begin

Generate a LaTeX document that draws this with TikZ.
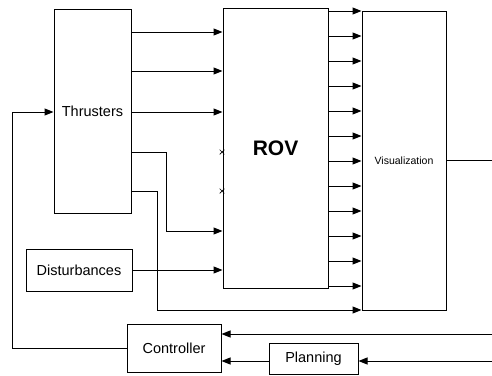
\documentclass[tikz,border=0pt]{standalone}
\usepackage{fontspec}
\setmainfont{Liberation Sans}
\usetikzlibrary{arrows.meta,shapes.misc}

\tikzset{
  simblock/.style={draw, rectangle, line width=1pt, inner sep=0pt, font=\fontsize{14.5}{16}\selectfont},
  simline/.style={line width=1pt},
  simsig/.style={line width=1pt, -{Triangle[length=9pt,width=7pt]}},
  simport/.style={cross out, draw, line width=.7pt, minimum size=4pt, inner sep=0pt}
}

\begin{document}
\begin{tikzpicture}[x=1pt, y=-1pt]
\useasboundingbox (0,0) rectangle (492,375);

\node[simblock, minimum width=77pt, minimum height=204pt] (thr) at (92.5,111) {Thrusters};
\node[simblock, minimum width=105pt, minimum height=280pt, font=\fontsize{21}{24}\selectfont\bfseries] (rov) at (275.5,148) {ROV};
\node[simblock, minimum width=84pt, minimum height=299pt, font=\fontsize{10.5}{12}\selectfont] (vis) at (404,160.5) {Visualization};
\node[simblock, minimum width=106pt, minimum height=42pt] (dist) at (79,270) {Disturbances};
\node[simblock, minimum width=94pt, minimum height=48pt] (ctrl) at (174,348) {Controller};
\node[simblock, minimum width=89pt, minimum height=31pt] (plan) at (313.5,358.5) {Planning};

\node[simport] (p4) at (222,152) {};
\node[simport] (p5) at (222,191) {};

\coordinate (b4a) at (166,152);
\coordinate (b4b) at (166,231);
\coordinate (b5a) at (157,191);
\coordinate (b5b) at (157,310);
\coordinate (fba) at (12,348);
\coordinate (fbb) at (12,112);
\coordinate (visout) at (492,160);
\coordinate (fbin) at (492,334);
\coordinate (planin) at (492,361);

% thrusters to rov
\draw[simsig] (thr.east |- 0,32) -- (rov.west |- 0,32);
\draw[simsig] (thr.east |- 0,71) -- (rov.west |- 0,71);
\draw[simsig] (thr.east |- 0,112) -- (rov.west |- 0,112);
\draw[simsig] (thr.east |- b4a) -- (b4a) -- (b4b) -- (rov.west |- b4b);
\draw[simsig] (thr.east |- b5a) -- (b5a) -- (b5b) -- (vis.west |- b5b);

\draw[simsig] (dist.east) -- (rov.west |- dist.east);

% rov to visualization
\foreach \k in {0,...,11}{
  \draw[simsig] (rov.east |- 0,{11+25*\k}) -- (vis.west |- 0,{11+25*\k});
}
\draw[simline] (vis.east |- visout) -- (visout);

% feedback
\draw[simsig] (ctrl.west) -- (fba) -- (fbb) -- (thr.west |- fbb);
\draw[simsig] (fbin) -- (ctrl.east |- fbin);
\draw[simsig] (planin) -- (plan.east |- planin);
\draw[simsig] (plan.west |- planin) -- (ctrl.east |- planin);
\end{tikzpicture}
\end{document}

end

> [SHORT PROBLEM]:
Transcribe the listing in full and omit the pictures.

> [SOLVED EXERCISE]:
Generate a LaTeX document that draws this with TikZ.
\documentclass[tikz,border=0pt]{standalone}
\usepackage{fontspec}
\setmainfont{Liberation Sans}
\usetikzlibrary{arrows.meta,shapes.misc}

\tikzset{
  simblock/.style={draw, rectangle, line width=1pt, inner sep=0pt, font=\fontsize{14.5}{16}\selectfont},
  simline/.style={line width=1pt},
  simsig/.style={line width=1pt, -{Triangle[length=9pt,width=7pt]}},
  simport/.style={cross out, draw, line width=.7pt, minimum size=4pt, inner sep=0pt}
}

\begin{document}
\begin{tikzpicture}[x=1pt, y=-1pt]
\useasboundingbox (0,0) rectangle (492,375);

\node[simblock, minimum width=77pt, minimum height=204pt] (thr) at (92.5,111) {Thrusters};
\node[simblock, minimum width=105pt, minimum height=280pt, font=\fontsize{21}{24}\selectfont\bfseries] (rov) at (275.5,148) {ROV};
\node[simblock, minimum width=84pt, minimum height=299pt, font=\fontsize{10.5}{12}\selectfont] (vis) at (404,160.5) {Visualization};
\node[simblock, minimum width=106pt, minimum height=42pt] (dist) at (79,270) {Disturbances};
\node[simblock, minimum width=94pt, minimum height=48pt] (ctrl) at (174,348) {Controller};
\node[simblock, minimum width=89pt, minimum height=31pt] (plan) at (313.5,358.5) {Planning};

\node[simport] (p4) at (222,152) {};
\node[simport] (p5) at (222,191) {};

\coordinate (b4a) at (166,152);
\coordinate (b4b) at (166,231);
\coordinate (b5a) at (157,191);
\coordinate (b5b) at (157,310);
\coordinate (fba) at (12,348);
\coordinate (fbb) at (12,112);
\coordinate (visout) at (492,160);
\coordinate (fbin) at (492,334);
\coordinate (planin) at (492,361);

% thrusters to rov
\draw[simsig] (thr.east |- 0,32) -- (rov.west |- 0,32);
\draw[simsig] (thr.east |- 0,71) -- (rov.west |- 0,71);
\draw[simsig] (thr.east |- 0,112) -- (rov.west |- 0,112);
\draw[simsig] (thr.east |- b4a) -- (b4a) -- (b4b) -- (rov.west |- b4b);
\draw[simsig] (thr.east |- b5a) -- (b5a) -- (b5b) -- (vis.west |- b5b);

\draw[simsig] (dist.east) -- (rov.west |- dist.east);

% rov to visualization
\foreach \k in {0,...,11}{
  \draw[simsig] (rov.east |- 0,{11+25*\k}) -- (vis.west |- 0,{11+25*\k});
}
\draw[simline] (vis.east |- visout) -- (visout);

% feedback
\draw[simsig] (ctrl.west) -- (fba) -- (fbb) -- (thr.west |- fbb);
\draw[simsig] (fbin) -- (ctrl.east |- fbin);
\draw[simsig] (planin) -- (plan.east |- planin);
\draw[simsig] (plan.west |- planin) -- (ctrl.east |- planin);
\end{tikzpicture}
\end{document}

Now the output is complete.